Accord chez Carrefour qui n'est pas encore signé et qui n'est que de la poudre aux yeux... Certain boursicoteurs disent que Carrefour, en nous laissant tout ce qu'on a réclamé et obtenu, va se casser la pipe..... Ils nous ont divisé pour mieux régner, ils on divisé les hyper d'avec les petits GB et les franchisés. Une minorité n'est pas d'accord. Il ya des personnes qui perdent presque 1 semaine de congé ... notre pause syndicale pour laquelle certains militants on fait grève pour l'obtenir, elle saute aussi.... Les éco-chèques pour lesquels nous avions fait un jour de manifestation à la tour des Finances, bye bye! 250 euros, entre parenthèses pour une famille c'est déjà quelque chose.

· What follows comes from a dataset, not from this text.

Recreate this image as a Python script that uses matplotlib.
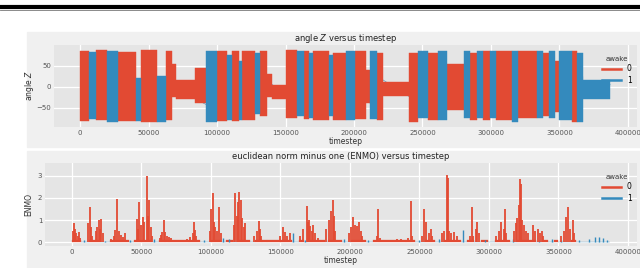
import numpy as np
import matplotlib
matplotlib.use("Agg")
import matplotlib.pyplot as plt
from matplotlib.patches import Rectangle
from matplotlib.lines import Line2D

# ------------------------------
# Data (timestep in thousands)
# ------------------------------
# anglez segments: start, end, awake, low, high
seg_start = [0, 6.5, 12, 20, 27.5, 41, 44.5, 56.5, 62.5, 67, 70, 84, 92, 100, 107, 111,
             116, 118.5, 128, 131.5, 136.5, 140, 150, 158.5, 163.5, 167, 170, 182, 184.5,
             194, 201, 209, 211.5, 216.5, 221, 240, 247, 254, 261, 268, 280, 284.5, 289.5,
             294, 299, 304, 315, 320, 333.5, 338, 342.5, 346.5, 350, 358.8, 362.5, 367]
seg_end = seg_start[1:] + [387]
seg_awake = [0, 1, 0, 1, 0, 1, 0, 1, 0, 0, 0, 0, 1, 0, 1, 0,
             1, 0, 1, 0, 0, 0, 0, 1, 0, 1, 0, 1, 0,
             1, 0, 0, 1, 0, 0, 0, 1, 0, 1, 0, 1, 0, 1,
             0, 1, 0, 1, 0, 1, 0, 1, 0, 1, 0, 1, 1]
seg_lo = [-82, -78, -80, -85, -82, -82, -85, -85, -80, -25, -30, -40, -85, -82, -80, -82,
          -80, -80, -65, -70, -25, -30, -75, -70, -78, -75, -80, -70, -80,
          -80, -78, -40, -78, -80, -22, -85, -75, -80, -80, -55, -75, -80, -75,
          -80, -75, -80, -85, -75, -75, -70, -75, -60, -80, -85, -85, -30]
seg_hi = [85, 82, 86, 85, 83, 20, 88, 25, 85, 55, 15, 45, 85, 85, 75, 85,
          60, 85, 80, 85, 30, 5, 88, 85, 85, 80, 85, 75, 80,
          85, 85, 40, 85, 80, 12, 80, 85, 80, 85, 55, 85, 80, 85,
          85, 85, 85, 85, 85, 85, 80, 85, 60, 85, 85, 80, 15]

# ENMO peaks, awake = 0
enmo0_t = [0.5, 1.2, 2.0, 3, 4, 5, 6, 11.5, 12.9, 13.6, 14.5, 17, 18, 19.2, 20, 21, 22,
           28, 30, 31, 32.6, 33.5, 35, 36.5, 38, 46.8, 47.5, 48.4, 49.5, 50.8, 52, 53.7,
           54.5, 55.6, 56.5, 57.5, 63, 64, 65, 66.2, 67, 68.5, 70, 71.5, 80, 83, 85, 87,
           88, 88.5, 89.5, 99.5, 100.3, 101.2, 102, 103, 104, 106, 107, 116.5, 117.5,
           118.5, 119.5, 120.4, 121.5, 122.5, 123.5, 124.5, 131, 133, 134.3, 135, 136,
           150, 151.5, 153, 155, 157, 164, 166, 168.8, 169.5, 170.5, 171.5, 172.5, 173.5,
           174.5, 177, 183, 185, 186, 187.5, 188.5, 189.5, 199, 200.5, 202.4, 203.5, 205,
           206.5, 208, 209, 219.5, 220.4, 221.5, 225, 230, 234, 237, 242, 243.6, 244.5,
           251.5, 253.5, 255, 256.5, 258, 259, 266, 268, 269.5, 270.3, 271.5, 273, 275,
           277, 286.5, 287.5, 288.5, 290.5, 291.5, 292.5, 305, 307, 309, 310.5, 311.5,
           312.5, 318, 319.5, 320.5, 321.5, 322.3, 323, 324, 325, 326.5, 328, 331.5, 333,
           335, 336.5, 338, 339, 352, 354, 355.5, 357, 358, 360.5, 361.5]
enmo0_v = [0.5, 0.85, 0.6, 0.4, 0.3, 0.45, 0.2, 0.85, 1.6, 0.7, 0.3, 0.5, 0.7, 1.0, 0.6, 1.05, 0.4,
           0.15, 0.3, 0.55, 1.97, 0.5, 0.35, 0.25, 0.4, 1.05, 0.6, 1.8, 0.8, 1.15, 0.9, 3.0,
           1.2, 1.9, 0.7, 0.3, 0.2, 0.35, 0.45, 1.0, 0.45, 0.3, 0.25, 0.2, 0.1, 0.15, 0.25, 0.4,
           0.9, 0.55, 0.3, 0.5, 1.5, 2.2, 0.9, 0.7, 0.5, 1.6, 0.4, 0.8, 2.2,
           1.2, 1.8, 2.25, 1.9, 1.1, 0.7, 0.85, 0.3, 0.5, 0.97, 0.6, 0.3,
           0.3, 0.7, 0.45, 0.3, 0.4, 0.3, 0.6, 1.64, 0.9, 1.0, 0.75, 0.5, 0.8,
           0.4, 0.2, 0.6, 1.0, 1.4, 1.9, 1.2, 0.5, 0.4, 0.7, 1.15, 0.8, 0.75,
           0.9, 0.5, 0.3, 0.3, 1.5, 0.2, 0.1, 0.1, 0.15, 0.15, 0.2, 1.87, 0.3,
           0.3, 1.5, 0.9, 0.4, 0.6, 0.3, 0.4, 0.5, 3.05, 2.9, 0.5, 0.4, 0.45,
           0.3, 0.3, 1.6, 0.3, 0.6, 0.93, 0.4, 0.3, 0.5, 0.93, 0.6, 1.5,
           0.4, 0.5, 0.85, 1.1, 1.7, 2.87, 2.64, 1.0, 0.8, 0.5, 0.4, 0.78, 0.5,
           0.6, 0.4, 0.5, 0.3, 0.3, 0.5, 1.15, 1.6, 0.6, 1.0, 0.4]

# ENMO bumps, awake = 1
enmo1_t = [9, 24, 42, 59, 95, 109, 113, 159.2, 168, 196, 213, 250, 264, 281, 297, 317,
           336, 345, 352, 365, 372, 376, 379, 382, 385]
enmo1_v = [0.1, 0.08, 0.12, 0.15, 0.12, 0.2, 0.15, 0.4, 0.1, 0.15, 0.12, 0.1, 0.15, 0.55,
           0.12, 0.15, 0.1, 0.15, 0.12, 0.12, 0.15, 0.22, 0.25, 0.2, 0.1]

xticks = [0, 50000, 100000, 150000, 200000, 250000, 300000, 350000, 400000]

colors = {0: "#E24A33", 1: "#348ABD"}

# ------------------------------
# Figure
# ------------------------------
W, H = 640, 268
fig = plt.figure(figsize=(6.4, 2.68), dpi=100)
fig.patch.set_facecolor("white")

# page rule at the top
fig.add_artist(Line2D([0, 1], [1 - 7 / H] * 2, lw=3, color="black"))
fig.add_artist(Line2D([0, 1], [1 - 10 / H] * 2, lw=0.6, color="#777777"))

# panel backgrounds
fig.patches.append(Rectangle((27 / W, 1 - 147 / H), 1 - 27 / W, 115 / H,
                             transform=fig.transFigure, color="#f0f0f0", zorder=-5))
fig.patches.append(Rectangle((27 / W, 0), 1 - 27 / W, 1 - 151 / H,
                             transform=fig.transFigure, color="#f0f0f0", zorder=-5))

ax1 = fig.add_axes([54 / W, 1 - 127 / H, 583 / W, 82 / H])
ax2 = fig.add_axes([45 / W, 1 - 246 / H, 592 / W, 83 / H])


def style(ax):
    ax.set_facecolor("#e5e5e5")
    for s in ax.spines.values():
        s.set_visible(False)
    ax.grid(True, color="white", lw=0.9)
    ax.set_axisbelow(True)
    ax.tick_params(length=0, labelsize=5, labelcolor="#555555", pad=2)
    ax.set_xticks(xticks)
    ax.set_xticklabels([str(t) for t in xticks])


# ------------------------------
# angle Z panel
# ------------------------------
style(ax1)
s0 = np.array(seg_start) * 1000
s1 = np.array(seg_end) * 1000
lo = np.array(seg_lo)
hi = np.array(seg_hi)
aw = np.array(seg_awake)

# thin connector lines between awake segments (drawn under the blocks)
m = aw == 1
ax1.plot(np.column_stack([s0[m], s1[m]]).ravel(),
         np.column_stack([lo[m] * 0.5, hi[m] * 0.3]).ravel(),
         color=colors[1], lw=0.5, alpha=0.8, zorder=1.5)

for state in [0, 1]:
    m = aw == state
    ax1.bar(s0[m], hi[m] - lo[m], width=s1[m] - s0[m], bottom=lo[m], align="edge",
            color=colors[state], edgecolor=colors[state], linewidth=0.3, zorder=2)

ax1.set_xlim(-19000, 406600)
ax1.set_ylim(-96, 99)
ax1.set_yticks([-50, 0, 50])
ax1.set_title("angle $Z$ versus timestep", fontsize=6, pad=3, color="#222222")
ax1.set_xlabel("timestep", fontsize=5.5, labelpad=1, color="#333333")
ax1.set_ylabel("angle $Z$", fontsize=5.5, labelpad=0, color="#333333")

# ------------------------------
# ENMO panel
# ------------------------------
style(ax2)
for state, base in [(0, 0.09), (1, 0.03)]:
    m = aw == state
    ax2.bar(s0[m], base, width=s1[m] - s0[m], align="edge", color=colors[state],
            edgecolor=colors[state], linewidth=0.2, zorder=2)
ax2.vlines(np.array(enmo1_t) * 1000, 0, enmo1_v, color=colors[1], lw=1.0, zorder=2)
ax2.vlines(np.array(enmo0_t) * 1000, 0, enmo0_v, color=colors[0], lw=1.3, zorder=3)

ax2.set_xlim(-19400, 406500)
ax2.set_ylim(-0.167, 3.57)
ax2.set_yticks([0, 1, 2, 3])
ax2.set_title("euclidean norm minus one (ENMO) versus timestep", fontsize=6, pad=3,
              color="#222222")
ax2.set_xlabel("timestep", fontsize=5.5, labelpad=1, color="#333333")
ax2.set_ylabel("ENMO", fontsize=5.5, labelpad=3, color="#333333")

# ------------------------------
# Legends
# ------------------------------
handles = [Line2D([], [], color=colors[0], lw=1.8), Line2D([], [], color=colors[1], lw=1.8)]
for ax in [ax1, ax2]:
    leg = ax.legend(handles, ["0", "1"], title="awake", loc="upper right",
                    bbox_to_anchor=(1.0, 0.93), frameon=False, fontsize=5.5,
                    title_fontsize=5, handlelength=2.4, labelspacing=0.3,
                    borderaxespad=0.3)
    leg.get_title().set_color("#333333")

fig.savefig("out.png", dpi=100, facecolor=fig.get_facecolor())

Je voudrais quand même parler d'un fait aussi avec lequel je suis aussi un peu surpris. C'est le cas du magasin Super GB des Halles. Lors du conseil d'entreprise, le nom de ce magasin n'a même pas été cité... Les gens de ce magasin se sont mis en grève pour que les dirigeants de chez Carrefour se rappellent de ce qu'il allait faire de ce magasin qui, pour le moment va rester sous l'enseigne Carrefour et puis être rasé parce que le bail se termine... Il y a quelque années, Carrefour avait mis de l'argent dans ce magasin pour faire un "remodeling"...

Je voudrais aussi citer leur nouveau concept. Dans le temps quand j'ai commencé chez GB, je me souviens dans le rayon électro il y avait des modèles exposés. Carrefour est arrivé, ils ont décidé de retirer la plus grosse partie des modèles exposés. Puis, dans leur nouveau concept, ils les ont remis. Ils disent que de pouvoir toucher la marchandise ça attire le client. Cela, nous, on le savait depuis dix ans...

Pour terminer, il faut parler des problèmes des folders publicitaires et le personnel n'a pas la quantité de marchandises suffisante pour tous les clients.

Un dernier petit mot sur Gérard Laviney. Ce monsieur vient du Chili où il a mis la clé de l'enseigne Carrefour sous le paillasson. Nous prépare-t-il la même chose en Belgique? Nous le serons dans quelques années, ou dans quelques mois... Pour moi Carrefour n'a pas su s'intégrer dans le marché de la grande distribution belge."

Un travailleur de Carrefour qui aime son travail!